En dehors des formations en ligne, une volonté de cadrage dans un « Far West »
À côté de ces formations en ligne bancales émerge un marché plus cadré. En France, les offres plus formelles apparaissent petit à petit. Avec une volonté d'institutionnaliser,
l'ISCPA Paris a ainsi ouvert aux élèves post-bac l'école ffollozz. Le but ? Préparer aux métiers du marketing d'influence et
« aux exigences de ce marché récent en pleine effervescence » où les influenceurs et les marques ont du mal à trouver un terrain d'entente.
En effet, de nombreux influenceurs ont du mal à satisfaire les attentes des marques. Et celles-ci, relativement frileuses, ne souhaitent pas prendre le risque de ternir leur image avec des créateurs.

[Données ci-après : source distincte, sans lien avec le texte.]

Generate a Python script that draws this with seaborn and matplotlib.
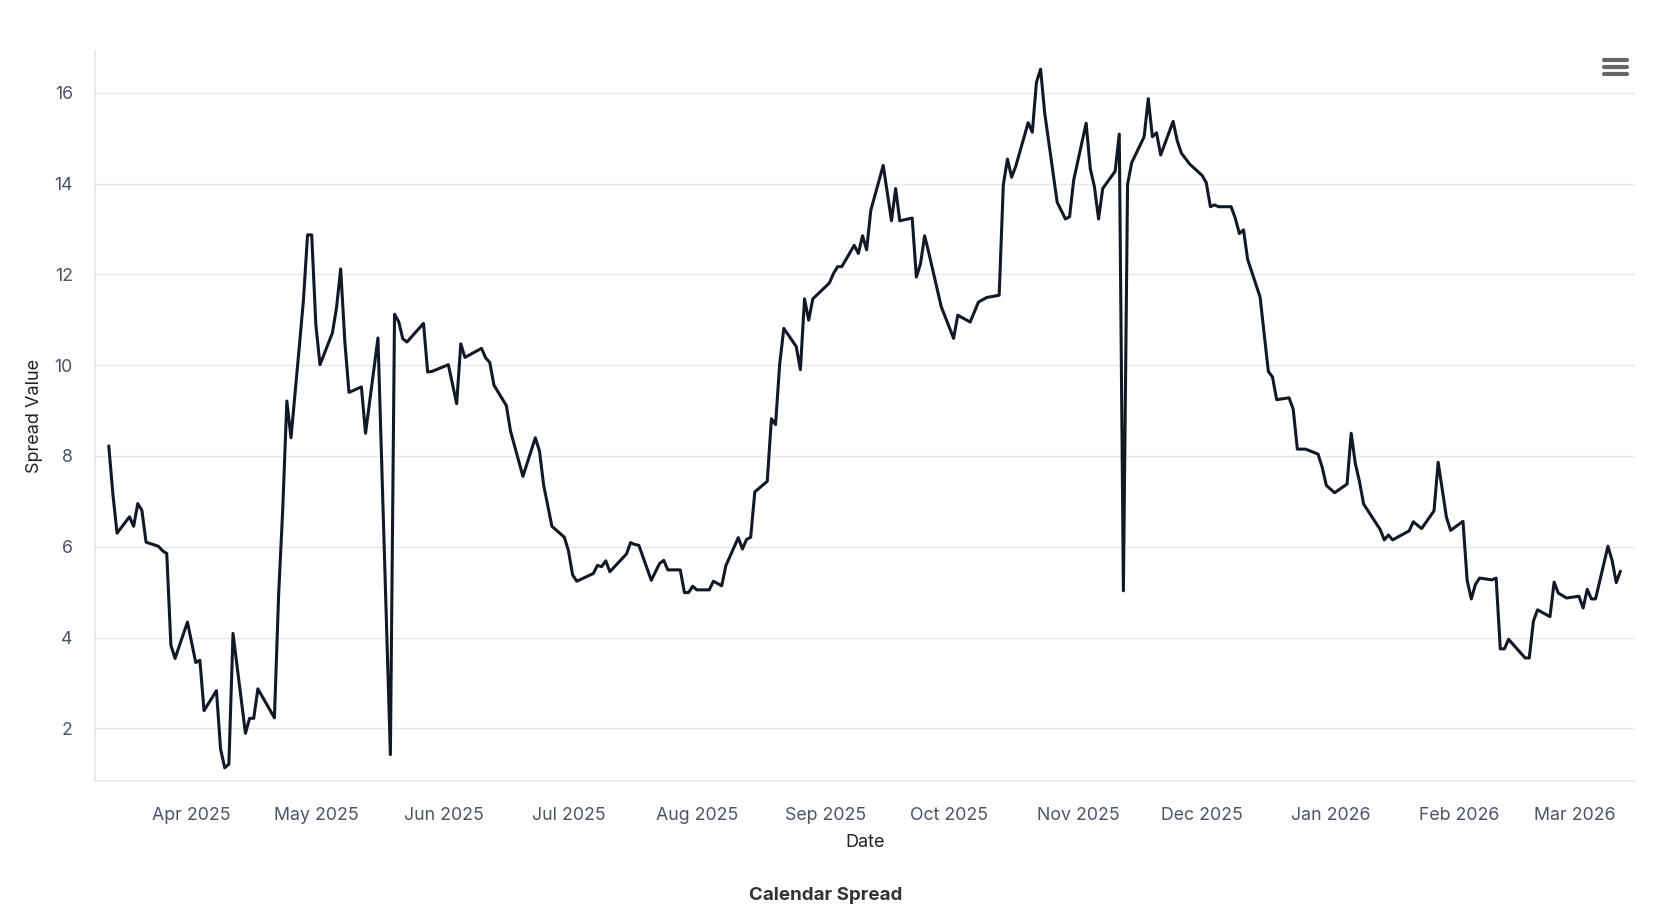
import matplotlib
matplotlib.use("Agg")
import matplotlib.pyplot as plt
import matplotlib.dates as mdates
import pandas as pd
import seaborn as sns

# Spread values (turning points of the line)
dates = [
    "2025-03-12", "2025-03-13", "2025-03-14", "2025-03-17", "2025-03-18", "2025-03-19",
    "2025-03-20", "2025-03-21", "2025-03-24", "2025-03-25", "2025-03-26", "2025-03-27",
    "2025-03-28", "2025-03-31", "2025-04-02", "2025-04-03", "2025-04-04", "2025-04-07",
    "2025-04-08", "2025-04-09", "2025-04-10", "2025-04-11", "2025-04-14", "2025-04-15",
    "2025-04-16", "2025-04-17", "2025-04-21", "2025-04-22", "2025-04-23", "2025-04-24",
    "2025-04-25", "2025-04-27", "2025-04-28", "2025-04-29", "2025-04-30", "2025-05-01",
    "2025-05-02", "2025-05-05", "2025-05-06", "2025-05-07", "2025-05-08", "2025-05-09",
    "2025-05-12", "2025-05-13", "2025-05-16", "2025-05-19", "2025-05-20", "2025-05-21",
    "2025-05-22", "2025-05-23", "2025-05-27", "2025-05-28", "2025-05-29", "2025-06-02",
    "2025-06-04", "2025-06-05", "2025-06-06", "2025-06-10", "2025-06-11", "2025-06-12",
    "2025-06-13", "2025-06-16", "2025-06-17", "2025-06-20", "2025-06-23", "2025-06-24",
    "2025-06-25", "2025-06-27", "2025-06-30", "2025-07-01", "2025-07-02", "2025-07-03",
    "2025-07-07", "2025-07-08", "2025-07-09", "2025-07-10", "2025-07-11", "2025-07-15",
    "2025-07-16", "2025-07-17", "2025-07-18", "2025-07-21", "2025-07-23", "2025-07-24",
    "2025-07-25", "2025-07-28", "2025-07-29", "2025-07-30", "2025-07-31", "2025-08-01",
    "2025-08-04", "2025-08-05", "2025-08-07", "2025-08-08", "2025-08-11", "2025-08-12",
    "2025-08-13", "2025-08-14", "2025-08-15", "2025-08-18", "2025-08-19", "2025-08-20",
    "2025-08-21", "2025-08-22", "2025-08-25", "2025-08-26", "2025-08-27", "2025-08-28",
    "2025-08-29", "2025-09-02", "2025-09-03", "2025-09-04", "2025-09-05", "2025-09-08",
    "2025-09-09", "2025-09-10", "2025-09-11", "2025-09-12", "2025-09-15", "2025-09-17",
    "2025-09-18", "2025-09-19", "2025-09-22", "2025-09-23", "2025-09-24", "2025-09-25",
    "2025-09-26", "2025-09-29", "2025-10-02", "2025-10-03", "2025-10-06", "2025-10-08",
    "2025-10-10", "2025-10-13", "2025-10-14", "2025-10-15", "2025-10-16", "2025-10-17",
    "2025-10-20", "2025-10-21", "2025-10-22", "2025-10-23", "2025-10-24", "2025-10-27",
    "2025-10-29", "2025-10-30", "2025-10-31", "2025-11-03", "2025-11-04", "2025-11-05",
    "2025-11-06", "2025-11-07", "2025-11-10", "2025-11-11", "2025-11-12", "2025-11-13",
    "2025-11-14", "2025-11-17", "2025-11-18", "2025-11-19", "2025-11-20", "2025-11-21",
    "2025-11-24", "2025-11-25", "2025-11-26", "2025-11-28", "2025-12-01", "2025-12-02",
    "2025-12-03", "2025-12-04", "2025-12-05", "2025-12-08", "2025-12-09", "2025-12-10",
    "2025-12-11", "2025-12-12", "2025-12-15", "2025-12-17", "2025-12-18", "2025-12-19",
    "2025-12-22", "2025-12-23", "2025-12-24", "2025-12-26", "2025-12-29", "2025-12-30",
    "2025-12-31", "2026-01-02", "2026-01-05", "2026-01-06", "2026-01-07", "2026-01-08",
    "2026-01-09", "2026-01-13", "2026-01-14", "2026-01-15", "2026-01-16", "2026-01-20",
    "2026-01-21", "2026-01-23", "2026-01-26", "2026-01-27", "2026-01-29", "2026-01-30",
    "2026-02-02", "2026-02-03", "2026-02-04", "2026-02-05", "2026-02-06", "2026-02-09",
    "2026-02-10", "2026-02-11", "2026-02-12", "2026-02-13", "2026-02-17", "2026-02-18",
    "2026-02-19", "2026-02-20", "2026-02-23", "2026-02-24", "2026-02-25", "2026-02-27",
    "2026-03-02", "2026-03-03", "2026-03-04", "2026-03-05", "2026-03-06", "2026-03-09",
    "2026-03-10", "2026-03-11", "2026-03-12",
]
spread = [
    8.22, 7.15, 6.30, 6.66, 6.45, 6.95,
    6.80, 6.10, 6.01, 5.91, 5.85, 3.83,
    3.54, 4.34, 3.45, 3.50, 2.39, 2.83,
    1.54, 1.13, 1.21, 4.09, 1.89, 2.22,
    2.22, 2.87, 2.23, 4.91, 6.82, 9.21,
    8.40, 10.40, 11.43, 12.87, 12.87, 10.89,
    10.01, 10.71, 11.27, 12.12, 10.52, 9.40,
    9.52, 8.50, 10.60, 1.42, 11.12, 10.96,
    10.58, 10.51, 10.92, 9.85, 9.86, 10.01,
    9.15, 10.47, 10.17, 10.37, 10.16, 10.06,
    9.56, 9.11, 8.55, 7.55, 8.40, 8.11,
    7.36, 6.45, 6.21, 5.91, 5.38, 5.24,
    5.41, 5.59, 5.56, 5.69, 5.45, 5.84,
    6.09, 6.05, 6.03, 5.26, 5.63, 5.70,
    5.49, 5.49, 4.99, 4.99, 5.13, 5.05,
    5.05, 5.24, 5.14, 5.58, 6.20, 5.95,
    6.16, 6.21, 7.21, 7.44, 8.82, 8.69,
    10.02, 10.81, 10.41, 9.90, 11.46, 10.99,
    11.46, 11.81, 12.02, 12.17, 12.17, 12.64,
    12.46, 12.85, 12.54, 13.41, 14.40, 13.18,
    13.89, 13.18, 13.24, 11.94, 12.23, 12.85,
    12.48, 11.29, 10.59, 11.10, 10.95, 11.39,
    11.49, 11.54, 13.97, 14.54, 14.14, 14.38,
    15.34, 15.13, 16.23, 16.52, 15.55, 13.59,
    13.22, 13.27, 14.08, 15.33, 14.33, 13.93,
    13.22, 13.89, 14.27, 15.09, 5.03, 13.98,
    14.46, 15.03, 15.87, 15.03, 15.12, 14.63,
    15.37, 14.94, 14.67, 14.43, 14.18, 14.02,
    13.49, 13.53, 13.49, 13.49, 13.24, 12.90,
    12.98, 12.33, 11.50, 9.86, 9.74, 9.24,
    9.28, 9.03, 8.15, 8.15, 8.04, 7.75,
    7.35, 7.19, 7.38, 8.50, 7.83, 7.44,
    6.94, 6.38, 6.15, 6.26, 6.15, 6.35,
    6.55, 6.40, 6.79, 7.86, 6.65, 6.36,
    6.56, 5.26, 4.85, 5.17, 5.31, 5.27,
    5.31, 3.75, 3.75, 3.96, 3.55, 3.55,
    4.36, 4.61, 4.46, 5.22, 4.98, 4.87,
    4.91, 4.65, 5.06, 4.85, 4.85, 6.01,
    5.70, 5.21, 5.46,
]
y_ticks = [2, 4, 6, 8, 10, 12, 14, 16]

df = pd.DataFrame({"Date": pd.to_datetime(dates), "Spread Value": spread})

sns.set_style("white")
plt.rcParams["font.family"] = ["Inter", "DejaVu Sans"]

fig = plt.figure(figsize=(16.72, 9.06), dpi=100)
ax = fig.add_axes([0.0568, 0.1385, 0.9212, 0.8052])

sns.lineplot(data=df, x="Date", y="Spread Value", ax=ax, color="#111827", linewidth=2.2)

ax.set_xlim(pd.Timestamp("2025-03-08 16:00"), pd.Timestamp("2026-03-15 14:00"))
ax.set_ylim(0.85, 16.92)
ax.set_yticks(y_ticks)
ax.yaxis.grid(True, color="#e5e7eb", linewidth=1)
ax.xaxis.grid(False)

ax.xaxis.set_major_locator(mdates.MonthLocator())
ax.xaxis.set_major_formatter(mdates.DateFormatter("%b %Y"))
ax.tick_params(axis="x", colors="#e5e7eb", length=9, width=1, pad=10, labelsize=12.8,
               labelcolor="#4a5568")
ax.tick_params(axis="y", length=0, pad=16, labelsize=12.8, labelcolor="#4a5568")

for side in ["top", "right"]:
    ax.spines[side].set_visible(False)
for side in ["left", "bottom"]:
    ax.spines[side].set_color("#e5e7eb")
    ax.spines[side].set_linewidth(1.2)

ax.set_xlabel("Date", fontsize=13, color="#222222", labelpad=7)
ax.set_ylabel("Spread Value", fontsize=13, color="#222222", labelpad=8)

fig.text(0.494, 0.0115, "Calendar Spread", ha="center", va="center",
         fontsize=13.5, fontweight="bold", color="#333333")

# hamburger menu icon, top right
for yy in [0.934, 0.926, 0.918]:
    fig.add_artist(plt.Line2D([0.9595, 0.9728], [yy, yy], color="#666666",
                              linewidth=3.0, solid_capstyle="round"))

fig.savefig("out.png", dpi=100)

Comme le partage Leïla Lévêque, ancienne professionnelle du web influence, qui a collaboré avec des influenceurs dès 2017, les partenariats sont beaucoup moins fructueux qu'auparavant : « À
cette époque, toutes les marques voulaient communiquer ainsi et il y a eu des opérations très réussies. Mais petit à petit la rareté s'est perdue et les projets étaient moins aboutis, moins cohérents. » L'experte s'appuie désormais sur les journalistes et les médias pour asseoir sa communication.